You are viewing a plain text version of this content. The canonical link for it is here.
Posted to users@spamassassin.apache.org by Justin Mason <jm...@jmason.org> on 2007/06/02 12:21:26 UTC
Re: sa-compile and backlashes
Gus writes:
> Loren Wilton wrote:
> >> rule work, but the ones with the "\|\\\|" (matching "|\|") all choke:
> >>
> >> "fro|\""|" {RET("__XM_Sft_Ms_Fp_L33T");}
> >>
> >> It produces the above output, instead of "fro|\|". Not sure what it's
> >> doing. Any solution other than commenting out the offending rules?
> >
> > What version of re2c?
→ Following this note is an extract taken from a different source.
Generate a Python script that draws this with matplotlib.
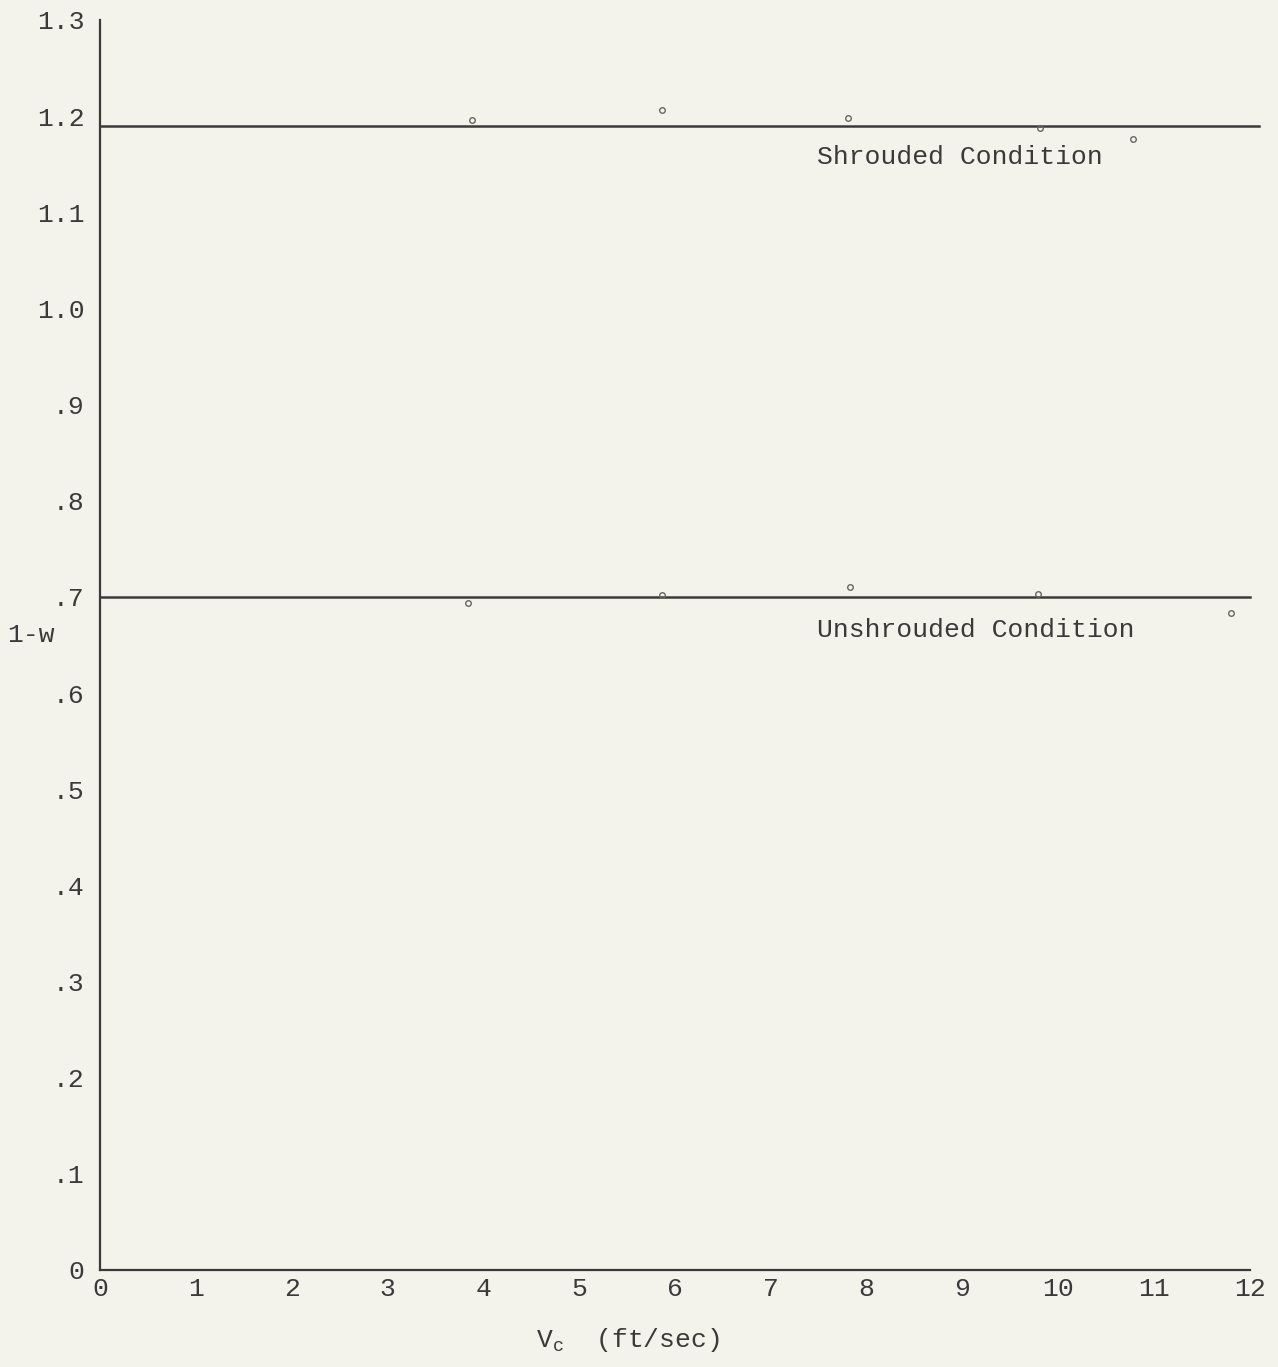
import matplotlib.pyplot as plt

plt.rcParams["font.family"] = ["Liberation Mono", "DejaVu Sans Mono"]
plt.rcParams["mathtext.fontset"] = "custom"
plt.rcParams["mathtext.rm"] = "Liberation Mono"
plt.rcParams["mathtext.it"] = "Liberation Mono"

PAPER = "#f3f3ec"
INK = "#3a3a3a"

# measured points (V_c in ft/sec, 1-w)
shrouded_x = [3.88, 5.87, 7.81, 9.81, 10.78]
shrouded_y = [1.196, 1.206, 1.198, 1.188, 1.176]
unshrouded_x = [3.84, 5.87, 7.83, 9.79, 11.8]
unshrouded_y = [0.694, 0.702, 0.710, 0.703, 0.683]

# faired mean lines
shrouded_line_x = [0, 12.1]
shrouded_level = 1.19
unshrouded_line_x = [0, 12.0]
unshrouded_level = 0.70

x_ticks = list(range(0, 13))
y_ticks = [0, 0.1, 0.2, 0.3, 0.4, 0.5, 0.6, 0.7, 0.8, 0.9, 1.0, 1.1, 1.2, 1.3]
y_tick_labels = ["0", ".1", ".2", ".3", ".4", ".5", ".6", ".7", ".8", ".9",
                 "1.0", "1.1", "1.2", "1.3"]

fig = plt.figure(figsize=(12.78, 13.67), dpi=100, facecolor=PAPER)
ax = fig.add_axes([0.0782, 0.0710, 0.8998, 0.9144])
ax.set_facecolor(PAPER)

ax.plot(shrouded_line_x, [shrouded_level] * 2, color=INK, lw=1.8, clip_on=False)
ax.plot(unshrouded_line_x, [unshrouded_level] * 2, color=INK, lw=1.8, clip_on=False)
ax.plot(shrouded_x, shrouded_y, "o", ms=4, mfc="none", mec="#666666", mew=1.0)
ax.plot(unshrouded_x, unshrouded_y, "o", ms=4, mfc="none", mec="#666666", mew=1.0)

ax.text(7.48, 1.157, "Shrouded Condition", fontsize=19, color=INK, va="center")
ax.text(7.48, 0.666, "Unshrouded Condition", fontsize=19, color=INK, va="center")

ax.set_xlim(0, 12)
ax.set_ylim(0, 1.3)
ax.set_xticks(x_ticks)
ax.set_yticks(y_ticks)
ax.set_yticklabels(y_tick_labels)
ax.tick_params(length=0, labelsize=19, labelcolor=INK)
ax.tick_params(axis="y", pad=11)
ax.tick_params(axis="x", pad=5)

for side in ["top", "right"]:
    ax.spines[side].set_visible(False)
for side in ["left", "bottom"]:
    ax.spines[side].set_color(INK)
    ax.spines[side].set_linewidth(1.6)

ax.set_xlabel(r"V$_{\rm c}$  (ft/sec)", fontsize=19, color=INK, va="center")
ax.xaxis.set_label_coords(0.459, -0.056)
ax.set_ylabel("1-w", rotation=0, fontsize=19, color=INK, ha="left", va="center")
ax.yaxis.set_label_coords(-0.081, 0.508)

fig.savefig("out.png", dpi=100, facecolor=PAPER)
There reports that version before version12
> > "have bugs".
> > The bugs aren't specified, but I assume they could include miscompiling
> > the regexes.
>
> It's v0.12. I don't think it's re2c anyway--re2c is choking on it because
> sa-compile is producing the above .re file. That line of the .re file
> should start with "fro|\|", and if I manually edit it, it compiles fine.
>
> It's consistently interpreting escaped backslashes (\\) as either \" or
> \"", which screws re2c up because that creates an incorrect amount of "'s.
> I even tried escaping it has hex "\x52" (or whatever the right number
> was--don't have my ascii table handy anymore :).
yep, this sounds like a bug in the code which extracts the "base
strings" from the full regexp: the BodyRuleBaseExtractor plugin, iirc.
could you open a bugzilla ticket?
--j.